Execution
- 1Position the patient standing or sitting with the test arm abducted to 90°.
- 2First test resisted abduction with the shoulder in neutral rotation.
- 3Then move the arm 30° anterior into the scapular plane and internally rotates the shoulder so the thumb points toward the floor.
- 4Apply downward resistance to the distal arm while the patient attempts to hold the position.
- 5Compare pain, weakness, and ability to maintain the position with the opposite side.
Positive outcome
Pain, weakness, or inability to resist downward pressure is positive.
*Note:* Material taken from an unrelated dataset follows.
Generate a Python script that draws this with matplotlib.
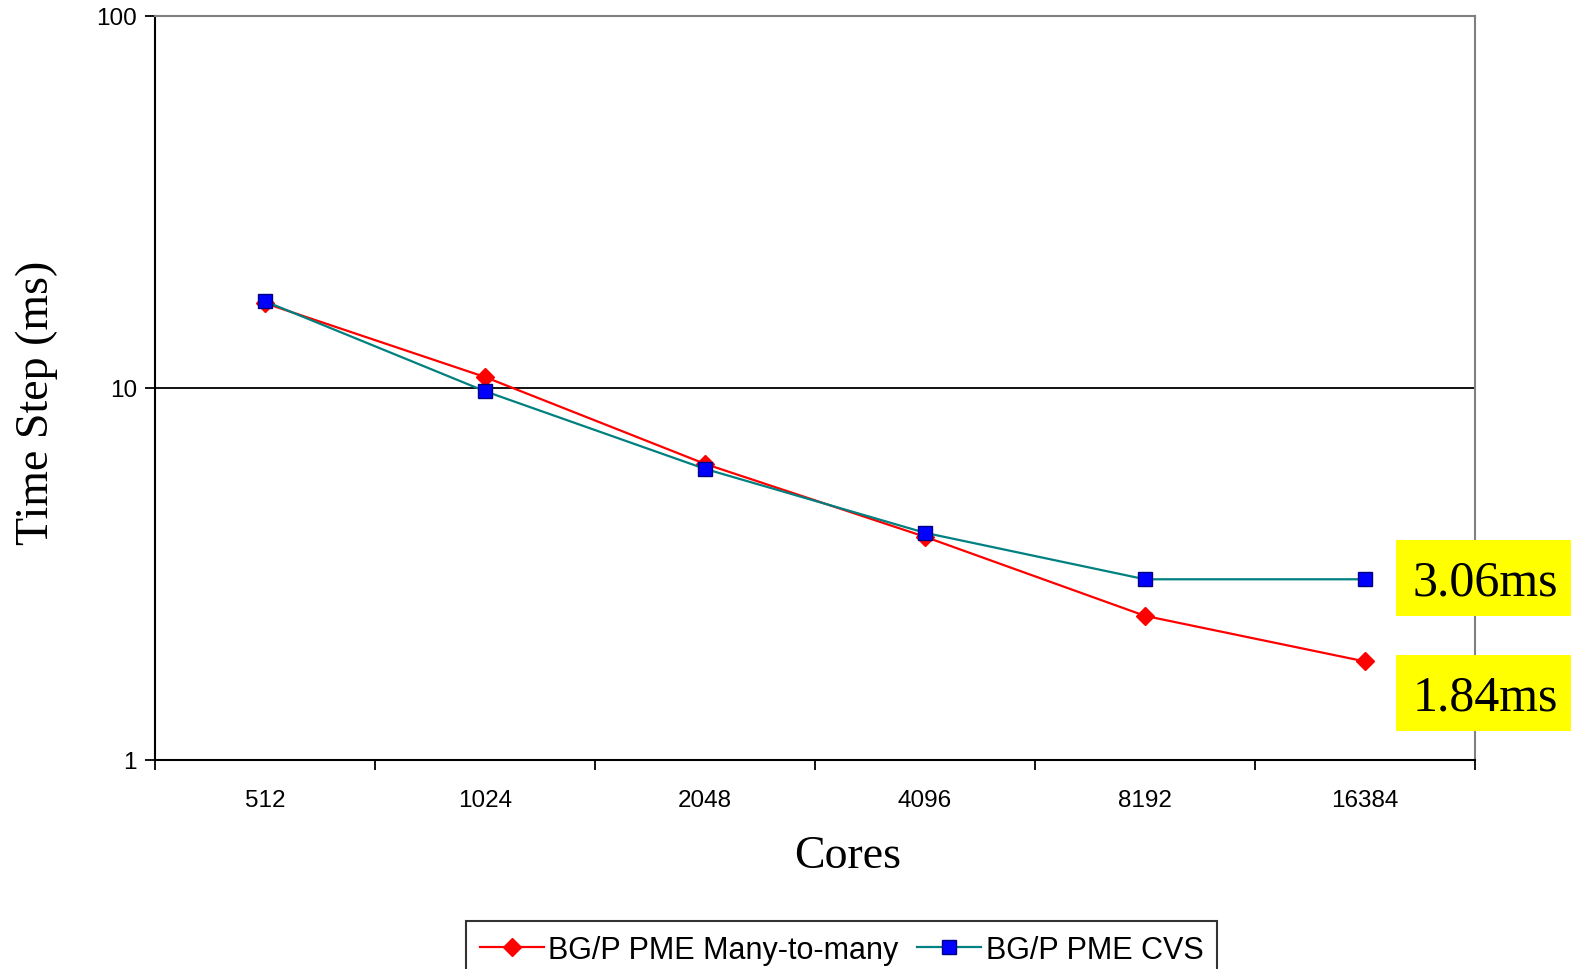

Magee states that a positive result may indicate supraspinatus tendon or muscle tear, or suprascapular nerve involvement. Pain alone is less specific than true weakness.
Studies
| Study | Reliability | Sn | Sp | LR+ | LR− |
|---|---|---|---|---|---|
| Itoi et al. (1999) | NA | 77 | 68 | 2.41 | 0.34 |
| Park et al. (2005) | NA | 44.1 | 89.5 | 4.2 | 0.62 |
| Jain et al. (2017) | NA | 88 | 62 | 2.30 | NA |
CommentMagee presents this as the classic supraspinatus test, but the evidence depends heavily on whether pain, weakness, or either finding is counted as positive. Itoi's values favour weakness over pain, while Park's and Jain's cohorts show only modest rule-in strength. Treat it as a useful cuff screen, not a definitive supraspinatus tear test.